- Objective -
Return the whole listing, line for line, without the pictures in it.

[begin Given information]

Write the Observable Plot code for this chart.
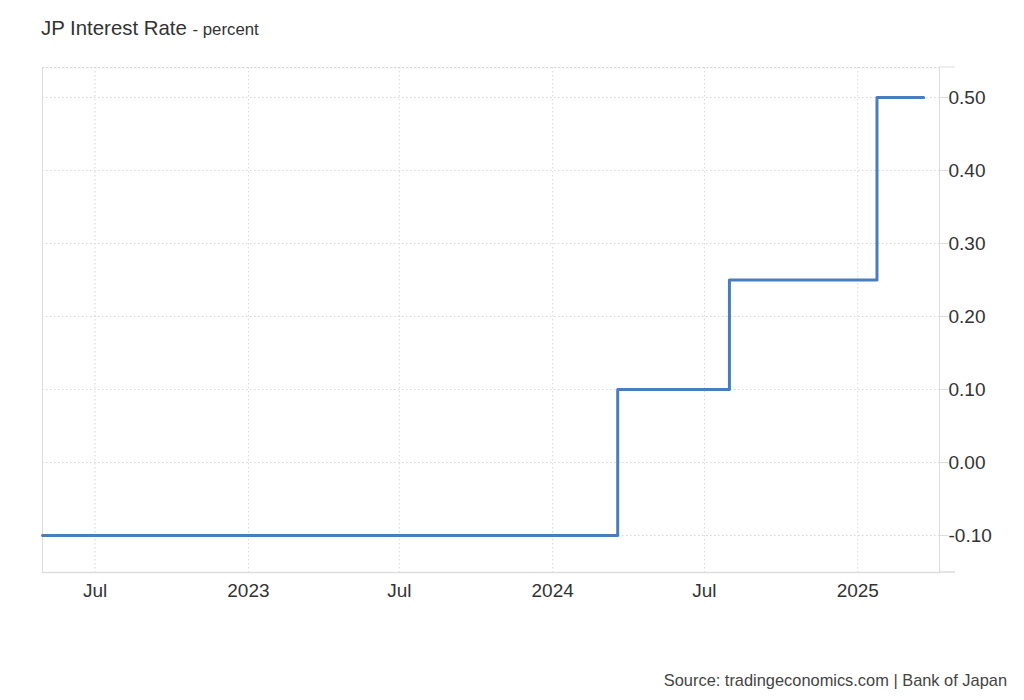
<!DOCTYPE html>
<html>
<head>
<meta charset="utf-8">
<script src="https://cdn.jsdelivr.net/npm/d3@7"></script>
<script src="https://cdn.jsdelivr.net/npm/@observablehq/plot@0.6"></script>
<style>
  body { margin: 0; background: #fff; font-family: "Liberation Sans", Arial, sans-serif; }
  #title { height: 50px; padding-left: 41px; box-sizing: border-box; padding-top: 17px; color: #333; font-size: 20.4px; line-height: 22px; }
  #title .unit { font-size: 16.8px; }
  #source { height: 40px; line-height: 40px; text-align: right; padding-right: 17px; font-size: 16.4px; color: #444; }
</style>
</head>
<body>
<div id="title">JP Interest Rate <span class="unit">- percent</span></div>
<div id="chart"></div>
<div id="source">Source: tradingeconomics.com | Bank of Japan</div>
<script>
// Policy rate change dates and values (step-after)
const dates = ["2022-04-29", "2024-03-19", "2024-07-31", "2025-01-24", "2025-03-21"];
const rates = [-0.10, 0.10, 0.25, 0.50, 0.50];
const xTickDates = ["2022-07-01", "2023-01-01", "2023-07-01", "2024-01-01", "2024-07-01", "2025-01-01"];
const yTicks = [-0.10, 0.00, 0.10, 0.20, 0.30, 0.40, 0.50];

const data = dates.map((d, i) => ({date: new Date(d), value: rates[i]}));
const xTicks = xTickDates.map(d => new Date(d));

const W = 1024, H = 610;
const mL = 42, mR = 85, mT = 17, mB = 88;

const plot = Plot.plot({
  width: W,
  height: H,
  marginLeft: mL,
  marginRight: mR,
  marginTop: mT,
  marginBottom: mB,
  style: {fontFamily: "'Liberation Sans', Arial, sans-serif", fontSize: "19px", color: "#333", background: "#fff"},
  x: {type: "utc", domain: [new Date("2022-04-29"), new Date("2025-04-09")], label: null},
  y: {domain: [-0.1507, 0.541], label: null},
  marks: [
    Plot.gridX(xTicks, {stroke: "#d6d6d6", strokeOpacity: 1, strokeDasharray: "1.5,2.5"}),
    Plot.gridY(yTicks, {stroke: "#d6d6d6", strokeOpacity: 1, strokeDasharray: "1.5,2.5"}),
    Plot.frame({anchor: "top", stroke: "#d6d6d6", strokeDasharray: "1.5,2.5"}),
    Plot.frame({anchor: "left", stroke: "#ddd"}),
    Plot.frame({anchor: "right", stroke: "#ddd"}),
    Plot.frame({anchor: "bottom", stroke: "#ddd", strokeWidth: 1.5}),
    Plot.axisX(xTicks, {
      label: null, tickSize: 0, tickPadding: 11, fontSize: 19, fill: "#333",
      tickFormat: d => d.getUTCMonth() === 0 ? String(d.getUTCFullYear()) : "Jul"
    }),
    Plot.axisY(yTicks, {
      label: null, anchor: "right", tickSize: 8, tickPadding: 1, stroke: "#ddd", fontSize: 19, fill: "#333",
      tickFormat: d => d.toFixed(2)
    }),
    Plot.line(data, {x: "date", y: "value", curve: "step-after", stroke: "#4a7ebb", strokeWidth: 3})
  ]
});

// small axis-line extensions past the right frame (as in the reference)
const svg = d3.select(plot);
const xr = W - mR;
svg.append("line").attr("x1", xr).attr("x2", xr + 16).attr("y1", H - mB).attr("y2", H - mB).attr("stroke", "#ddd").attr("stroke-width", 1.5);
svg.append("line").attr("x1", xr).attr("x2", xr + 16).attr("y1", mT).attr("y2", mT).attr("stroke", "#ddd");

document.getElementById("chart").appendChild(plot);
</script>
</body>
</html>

[end Given information]

- Solution to the problem -
Write the Observable Plot code for this chart.
<!DOCTYPE html>
<html>
<head>
<meta charset="utf-8">
<script src="https://cdn.jsdelivr.net/npm/d3@7"></script>
<script src="https://cdn.jsdelivr.net/npm/@observablehq/plot@0.6"></script>
<style>
  body { margin: 0; background: #fff; font-family: "Liberation Sans", Arial, sans-serif; }
  #title { height: 50px; padding-left: 41px; box-sizing: border-box; padding-top: 17px; color: #333; font-size: 20.4px; line-height: 22px; }
  #title .unit { font-size: 16.8px; }
  #source { height: 40px; line-height: 40px; text-align: right; padding-right: 17px; font-size: 16.4px; color: #444; }
</style>
</head>
<body>
<div id="title">JP Interest Rate <span class="unit">- percent</span></div>
<div id="chart"></div>
<div id="source">Source: tradingeconomics.com | Bank of Japan</div>
<script>
// Policy rate change dates and values (step-after)
const dates = ["2022-04-29", "2024-03-19", "2024-07-31", "2025-01-24", "2025-03-21"];
const rates = [-0.10, 0.10, 0.25, 0.50, 0.50];
const xTickDates = ["2022-07-01", "2023-01-01", "2023-07-01", "2024-01-01", "2024-07-01", "2025-01-01"];
const yTicks = [-0.10, 0.00, 0.10, 0.20, 0.30, 0.40, 0.50];

const data = dates.map((d, i) => ({date: new Date(d), value: rates[i]}));
const xTicks = xTickDates.map(d => new Date(d));

const W = 1024, H = 610;
const mL = 42, mR = 85, mT = 17, mB = 88;

const plot = Plot.plot({
  width: W,
  height: H,
  marginLeft: mL,
  marginRight: mR,
  marginTop: mT,
  marginBottom: mB,
  style: {fontFamily: "'Liberation Sans', Arial, sans-serif", fontSize: "19px", color: "#333", background: "#fff"},
  x: {type: "utc", domain: [new Date("2022-04-29"), new Date("2025-04-09")], label: null},
  y: {domain: [-0.1507, 0.541], label: null},
  marks: [
    Plot.gridX(xTicks, {stroke: "#d6d6d6", strokeOpacity: 1, strokeDasharray: "1.5,2.5"}),
    Plot.gridY(yTicks, {stroke: "#d6d6d6", strokeOpacity: 1, strokeDasharray: "1.5,2.5"}),
    Plot.frame({anchor: "top", stroke: "#d6d6d6", strokeDasharray: "1.5,2.5"}),
    Plot.frame({anchor: "left", stroke: "#ddd"}),
    Plot.frame({anchor: "right", stroke: "#ddd"}),
    Plot.frame({anchor: "bottom", stroke: "#ddd", strokeWidth: 1.5}),
    Plot.axisX(xTicks, {
      label: null, tickSize: 0, tickPadding: 11, fontSize: 19, fill: "#333",
      tickFormat: d => d.getUTCMonth() === 0 ? String(d.getUTCFullYear()) : "Jul"
    }),
    Plot.axisY(yTicks, {
      label: null, anchor: "right", tickSize: 8, tickPadding: 1, stroke: "#ddd", fontSize: 19, fill: "#333",
      tickFormat: d => d.toFixed(2)
    }),
    Plot.line(data, {x: "date", y: "value", curve: "step-after", stroke: "#4a7ebb", strokeWidth: 3})
  ]
});

// small axis-line extensions past the right frame (as in the reference)
const svg = d3.select(plot);
const xr = W - mR;
svg.append("line").attr("x1", xr).attr("x2", xr + 16).attr("y1", H - mB).attr("y2", H - mB).attr("stroke", "#ddd").attr("stroke-width", 1.5);
svg.append("line").attr("x1", xr).attr("x2", xr + 16).attr("y1", mT).attr("y2", mT).attr("stroke", "#ddd");

document.getElementById("chart").appendChild(plot);
</script>
</body>
</html>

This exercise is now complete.